IL BUONGIORNO DI PINA COLITTAPRIMO PIANOWellness

Il Buongiorno di Pina Colitta. La malattia si può condividere? (Parte I)

Condividi

Riappropriarsi della realtà? Cosa vorrà mai dire dopo un lungo periodo di riposo per le recenti festività? Significa ricongiungersi con impegni, incombenze e dure realtà in alcuni casi. In questi giorni pensavo alle tante persone, alcune a me vicine, che non hanno potuto viversi la serenità di questi momenti per gravi problemi di salute.

Si, penso a quelle persone che si son vissute questi momenti di condivisione allettate o in ospedale o per accudire una persona cara, scombussolati da un improvviso problema di salute.

Per le persone che convivono con un male incurabile, il cosiddetto “male del secolo” il sostegno dei familiari e degli amici è molto importante…

Solitamente una diagnosi del genere spesso coglie tutti di sorpresa e modifica il sistema di vita e anche i ruoli nell’ambito di quel sistema.

Prendersi cura dei propri cari stravolge tempi e modalità di vita, per via degli aiuti che richiede la malattia insieme a farmaci e medicazioni.

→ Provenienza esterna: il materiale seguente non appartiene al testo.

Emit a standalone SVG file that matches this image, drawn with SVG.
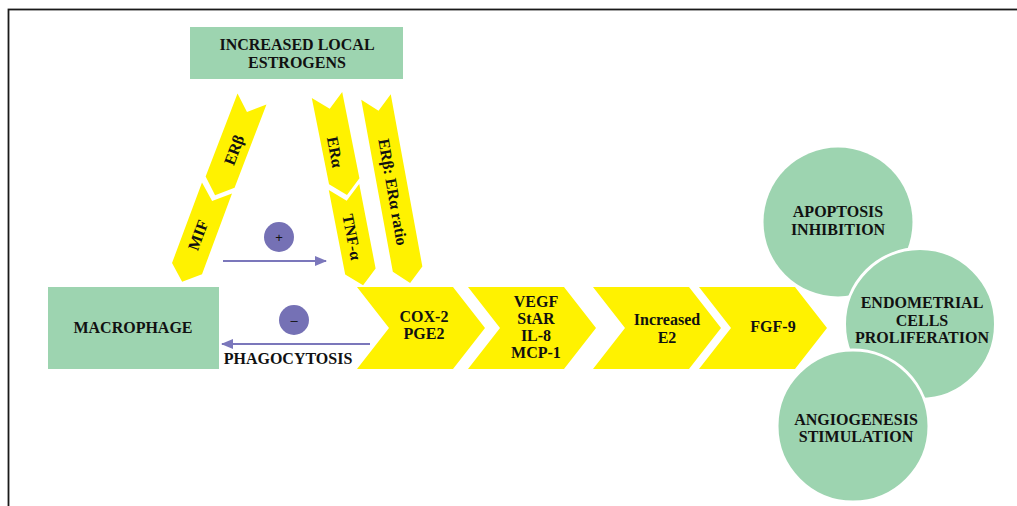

Comunicare con medici ed infermieri richiede tanta lucidità che spesso non c’è e non c’è neanche per fronteggiare la normale vita domestica e risolvere spesso questioni burocratiche e finanziare e tanto altro.

Quando una persona amata si ammala, intanto si deve continuare a lavorare, intanto le questioni domestiche non spariscono improvvisamente insieme alle necessità di riposo! Trovarsi da un giorno all’altro a doversi destreggiare tra nuove ed importanti responsabilità, nonostante la crescente stanchezza, insieme   alla preoccupazione e alla sofferenza, potrebbe significare vivere un ulteriore dramma.

Prendersi cura di una persona cara è quindi estremamente impegnativo, eppure anche se è fonte di ansie e fatica, spesso potrebbe creare una profonda vicinanza e connessione.

Sono questi i momenti terribili dei sentimenti di tensione, di stress, di rabbia, di sensi di colpa e depressione! Eppure non bisognerebbe farsene una colpa, né farsi sopraffare… Da qui la sacrosanta possibilità di chiedere, a propria volta, aiuto quando necessario.

In questo periodo di dolore ed impotenza da parte di chi fa assistenza, come familiare, persino la comunicazione può diventare più difficile e delicata. In tal senso qualsiasi ruolo cede per cui che si tratti del coniuge, che si tratti di un parente o di un amico, affrontare gravi problemi di salute, è molto difficile ed è normale non sapere cosa dire o preoccuparsi di dire la cosa sbagliata.

Qui una regola emotiva importante: non è tanto importante ciò che si esprime a parole, ma dimostrare interesse verso la persona cara.

Purtroppo paziente e familiari vivono nel calderone della maggior parte dei pensieri e delle paure che accompagnano queste delicate situazioni, fino a quando dovrà arrivare il momento in cui sarà necessario affrontarli anche a parole, esprimendo chiarezza sullo stadio della malattia, sulle terapie da affrontare, sul futuro, sulla paura della morte, sul desiderio di porre fine alle sofferenze.

Non tutte le famiglie riescono a parlare apertamente di questi argomenti, perché in realtà non esiste un modo giusto per comunicare. Eppure alcuni studi dicono che è proprio nelle famiglie in cui si riescono a condividere preoccupazioni e timori che c’è maggiore sollievo dal dolore e c’è più sicurezza nelle decisioni prese, sicurezza che gli stessi pazienti avvertono.

Sicuramente agendo in questo modo vi è una possibilità in più di avere un maggior controllo sulla situazione, un maggior coinvolgimento, che aumenta la volontà di accettare le scelte terapeutiche fatte, una maggior consapevolezza nel passaggio dalla terapia alle cure palliative.

È sicuramente molto importante pensare sempre per il meglio e sperare in una guarigione, ma è opportuno anche rendersi conto che il futuro è di fatto incerto ed evitare di parlare oggi di ciò che sta accadendo in modo realistico, potrebbe avere come unica conseguenza quella di rendere più difficile affrontarlo in seguito.

“La malattia è il misero capitale del povero, che lo va innocentemente a offrire a un medico, dicendogli con linguaggio muto: in nome di questa povertà, o miseria che tu voglia chiamarla, in nome della fiducia che ti porto, guariscimi. Soprattutto in nome di Dio, che ci vuole tutti eguali e felici.”